New Stanly County Schools superintendent prepares for work

Jeff James brings classroom and school-level experience to the top education job

The Stanly County School Board gives new superintendent Jeff James a standing ovation during their meeting on Tuesday, February 6, 2018.


Jessica Furr | Stanly County Journal

ALBEMARLE — Newly hired Stanly County Schools Superintendent Dr. Jeff James opened up to the Stanly County Journal about his plans and hopes for the district. James said his vision for the Stanly County School System is “to provide every student with the skills to compete in the global economy … ready to enter the workforce, community college and or university system with the skills necessary for success.”
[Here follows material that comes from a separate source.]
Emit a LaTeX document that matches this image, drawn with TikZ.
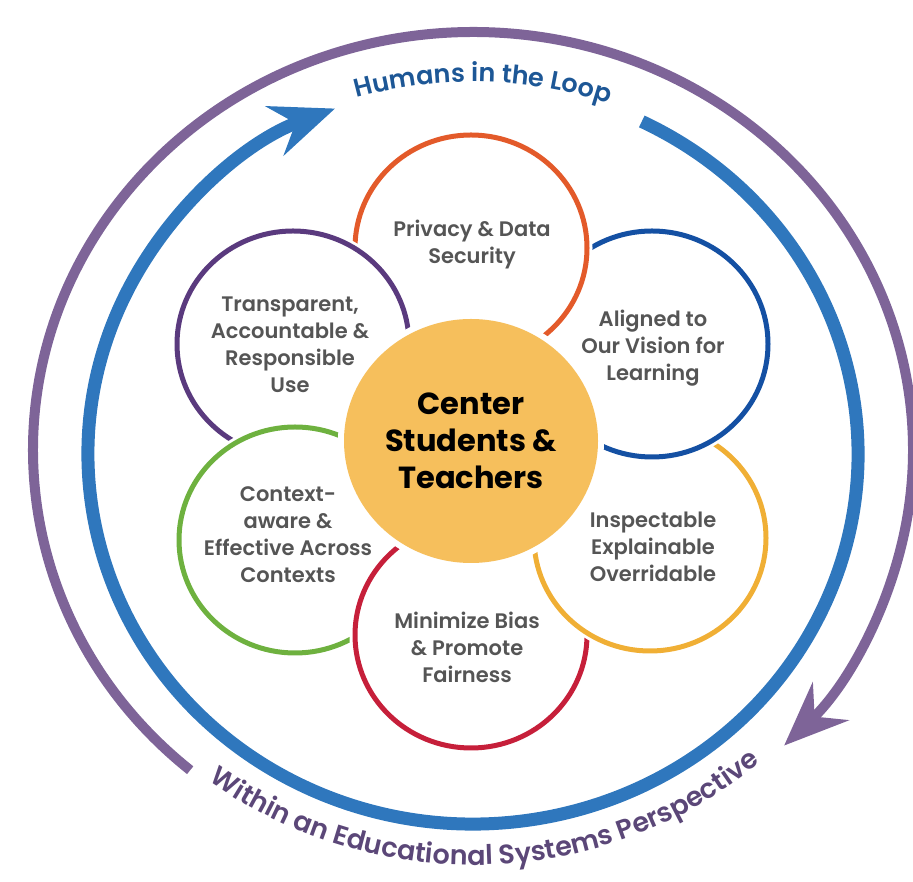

Dr. Jeff James (Photo: Montgomery County Schools)

James has lived in Stanly County for the last five years and said he has grown to love it for its “perfect mix of business and educational opportunities.” James believes that by ensuring Stanly County students get 21st-century skills, they will have a wide array of opportunities to go into numerous fields.  Advanced Placement, career and technical education, science and technology-focused schools, and other community-based and themed schools — already available to students in the county — are just some of the paths into the workforce, technical college or four-year college.

James, 57, has served as assistant superintendent for Montgomery County Schools since 2016.

Prior to that, he was a special education teacher at Statesville High School in Iredell County. He also taught business technology at Lake Norman High School. He served as assistant principal, high school summer school principal, and then interim principal at South Iredell High School. After that he became principal at Troutman Middle School. While James was at Troutman Middle, the school was recognized as one of the “Top 25 Most Improved Schools” by the N.C. Department of Education.

“Besides the superintendent’s role, a principal’s job is one of the most challenging in the administration arena,” James said of how being a school level administrator and principal helped him succeed at the system level. “School administrators face many of the same challenges the superintendent’s position has, but at a smaller scale. Budgets, interpersonal relationships, crisis management, doing more with less funding, are all things I have dealt with.

“Understanding federal budgets and managing them has been a great asset to seeing the bigger picture and being able to make sound decisions on resources and support programs for teachers,” he added. “But the most important aspect as I have moved up the organizational ladder has always been keeping the ultimate goal in mind ‘doing what is best for students.’ Everything I have dealt with in my career has become much clearer when I put the student lenses on the issue.”

James said he does not anticipate any immediate staff changes but will lay out a 100-day plan for assessment of the district to gather data to share with the school board. Together, he and the board will evaluate the findings.

“The board has an innovative vision that I embrace and is one of the reasons I sought this job,” he said.

James’ will start as superintendent of Stanly County Schools on March 1.